Work out how many lines have "with" in them. Give only that number.

-------- Exercise materials --------

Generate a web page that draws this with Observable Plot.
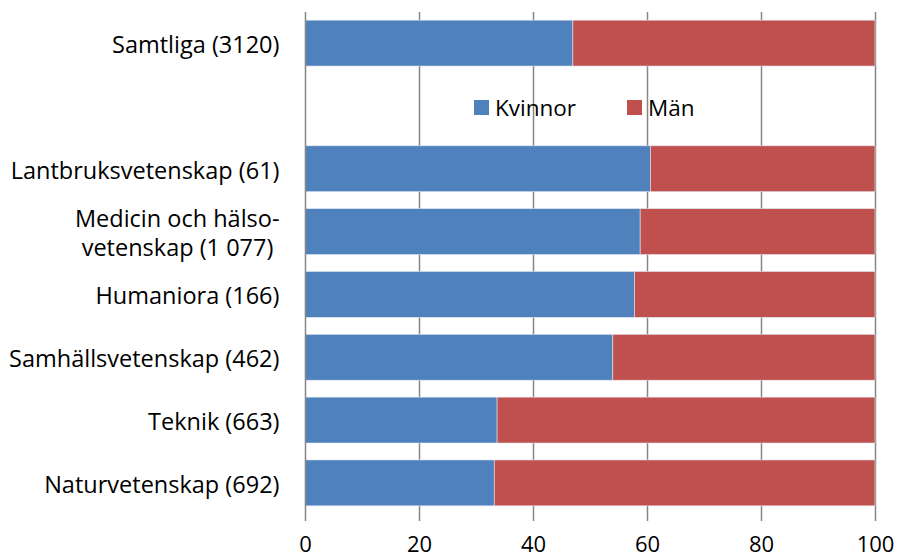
<!DOCTYPE html>
<html>
<head>
<meta charset="utf-8">
<script src="https://cdn.jsdelivr.net/npm/d3@7"></script>
<script src="https://cdn.jsdelivr.net/npm/@observablehq/plot@0.6"></script>
<style>
  html, body { margin: 0; padding: 0; background: #fff; }
  #wrap { position: relative; width: 897px; height: 560px; font-family: "Open Sans", sans-serif; }
  #legend { position: absolute; left: 474px; top: 92px; display: flex; align-items: center; font-size: 22.5px; color: #000; }
  #legend .item { display: flex; align-items: center; margin-right: 51px; }
  #legend .sw { width: 15px; height: 15px; margin-right: 6px; }
</style>
</head>
<body>
<div id="wrap">
  <div id="chart"></div>
  <div id="legend"></div>
</div>
<script>
const categories = [
  "Samtliga (3120)",
  "",
  "Lantbruksvetenskap (61)",
  "Medicin och hälso-\nvetenskap (1 077) ",
  "Humaniora (166)",
  "Samhällsvetenskap (462)",
  "Teknik (663)",
  "Naturvetenskap (692)"
];
const barCategories = [
  "Samtliga (3120)",
  "Lantbruksvetenskap (61)",
  "Medicin och hälso-\nvetenskap (1 077) ",
  "Humaniora (166)",
  "Samhällsvetenskap (462)",
  "Teknik (663)",
  "Naturvetenskap (692)"
];
const kvinnor = [47.0, 60.6, 58.8, 57.8, 54.0, 33.7, 33.2];
const man =     [53.0, 39.4, 41.2, 42.2, 46.0, 66.3, 66.8];
const seriesNames = ["Kvinnor", "Män"];
const seriesColors = ["#4F81BD", "#C0504D"];
const xTicks = [0, 20, 40, 60, 80, 100];

const rows = [];
barCategories.forEach((c, i) => {
  rows.push({cat: c, series: "Kvinnor", value: kvinnor[i]});
  rows.push({cat: c, series: "Män", value: man[i]});
});

const chart = Plot.plot({
  width: 897,
  height: 560,
  marginLeft: 305,
  marginRight: 22,
  marginTop: 12,
  marginBottom: 46,
  style: {fontFamily: "'Open Sans', sans-serif", fontSize: "22px", color: "#000", background: "#fff", overflow: "visible"},
  x: {domain: [0, 100], ticks: xTicks},
  y: {domain: categories, paddingInner: 0.27, paddingOuter: 0.13, round: false},
  color: {domain: seriesNames, range: seriesColors},
  marks: [
    Plot.ruleX(xTicks.filter(d => d > 0), {stroke: "#868686", strokeWidth: 1.5}),
    Plot.barX(rows, Plot.stackX({x: "value", y: "cat", fill: "series", order: seriesNames, stroke: "#dfe6ef", strokeWidth: 0.6})),
    Plot.ruleX([0], {stroke: "#868686", strokeWidth: 1.5}),
    Plot.axisX({ticks: xTicks, tickSize: 7, tickPadding: 15, stroke: "#868686", strokeWidth: 1.5, fontSize: 22, label: null}),
    Plot.ruleY([0], {frameAnchor: "bottom", stroke: "#868686", strokeWidth: 1.5}),
    Plot.axisY({tickSize: 0, tickPadding: 26, fontSize: 23.5, label: null, lineHeight: 1.23})
  ]
});
document.getElementById("chart").appendChild(chart);

const legend = document.getElementById("legend");
seriesNames.forEach((n, i) => {
  const it = document.createElement("div");
  it.className = "item";
  const sw = document.createElement("div");
  sw.className = "sw";
  sw.style.background = seriesColors[i];
  const t = document.createElement("span");
  t.textContent = n;
  it.appendChild(sw); it.appendChild(t);
  legend.appendChild(it);
});
</script>
</body>
</html>
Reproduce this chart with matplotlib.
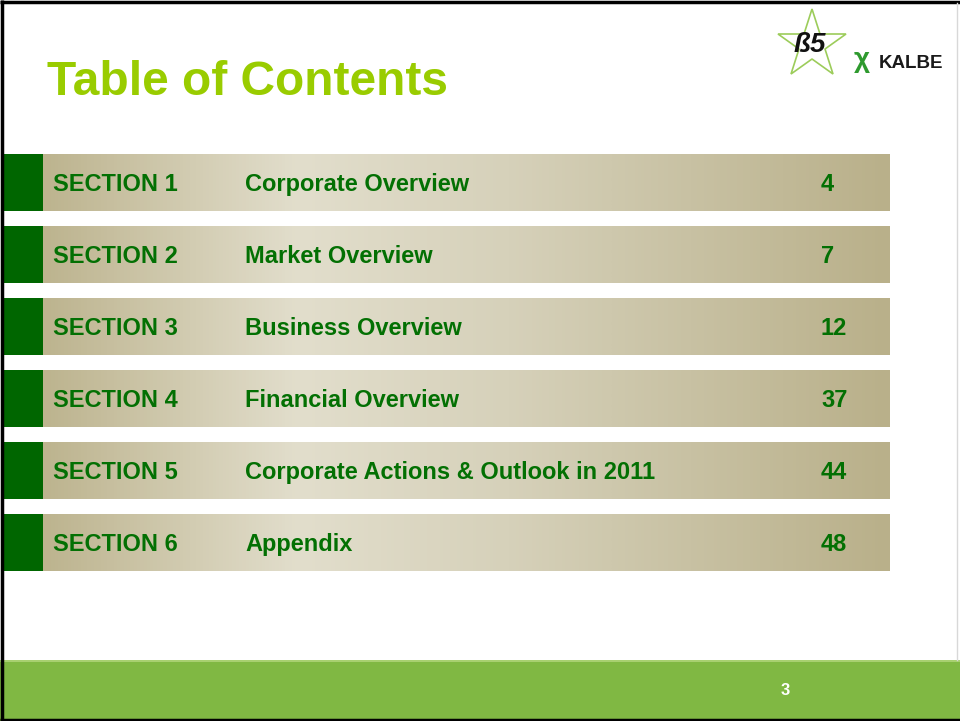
import matplotlib.pyplot as plt
import matplotlib.patches as mpatches
from matplotlib.colors import LinearSegmentedColormap
import numpy as np

plt.rcParams['font.family'] = ['Liberation Sans', 'DejaVu Sans']

sections = ['SECTION 1', 'SECTION 2', 'SECTION 3', 'SECTION 4', 'SECTION 5', 'SECTION 6']
titles = ['Corporate Overview', 'Market Overview', 'Business Overview',
          'Financial Overview', 'Corporate Actions & Outlook in 2011', 'Appendix']
pages = ['4', '7', '12', '37', '44', '48']

fig = plt.figure(figsize=(9.6, 7.21), dpi=100)
ax = fig.add_axes([0, 0, 1, 1])
ax.set_xlim(0, 960)
ax.set_ylim(721, 0)
ax.axis('off')

# tan gradient used for the section bars
tan = LinearSegmentedColormap.from_list(
    'tan', [(0, '#bdb48f'), (0.3, '#e2decc'), (0.55, '#d6d1ba'), (1, '#b9b08a')])
grad = np.linspace(0, 1, 256).reshape(1, -1)

dark_green = '#006600'
text_green = '#037003'

for i, (sec, title, page) in enumerate(zip(sections, titles, pages)):
    top = 154 + i * 72
    ax.add_patch(mpatches.Rectangle((3, top), 40, 57, color=dark_green, lw=0))
    ax.imshow(grad, cmap=tan, aspect='auto', extent=(43, 890, top + 57, top),
              interpolation='bicubic')
    base = top + 37
    for x, s in [(53, sec), (245, title), (821, page)]:
        ax.text(x, base, s, fontsize=17, fontweight='bold', color=text_green,
                va='baseline', ha='left')

# title
ax.text(47, 95, 'Table of Contents', fontsize=34.5, fontweight='bold',
        color='#99cc00', va='baseline', ha='left')

# logo (rough)
ax.plot([812], [45], marker='*', markersize=52, markerfacecolor='none',
        markeredgecolor='#9ccc5a', markeredgewidth=1.2)
ax.text(810, 45, '\u00df5', fontsize=20, fontweight='bold', color='#111111',
        va='center', ha='center', style='italic')
ax.text(862, 60, '\u03c7', fontsize=20, fontweight='bold', color='#2e9a2e',
        va='center', ha='center')
ax.text(879, 68, 'KALBE', fontsize=13.5, fontweight='bold', color='#1a1a1a',
        va='baseline', ha='left')

# footer
ax.add_patch(mpatches.Rectangle((0, 660), 960, 61, color='#80b843', lw=0))
ax.add_patch(mpatches.Rectangle((0, 660), 960, 2, color='#a8d070', lw=0))
ax.text(785, 695, '3', fontsize=12, fontweight='bold', color='white',
        va='baseline', ha='center')

# slide frame
ax.plot([1.5, 1.5], [0, 721], color='black', lw=2.5, solid_capstyle='butt')
ax.plot([0, 960], [1.5, 1.5], color='black', lw=2.5, solid_capstyle='butt')
ax.plot([0, 960], [719.5, 719.5], color='black', lw=2.5, solid_capstyle='butt')
ax.plot([957, 957], [3, 660], color='#d8d8d8', lw=1)

fig.savefig('out.png', dpi=100)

--------

- Result
2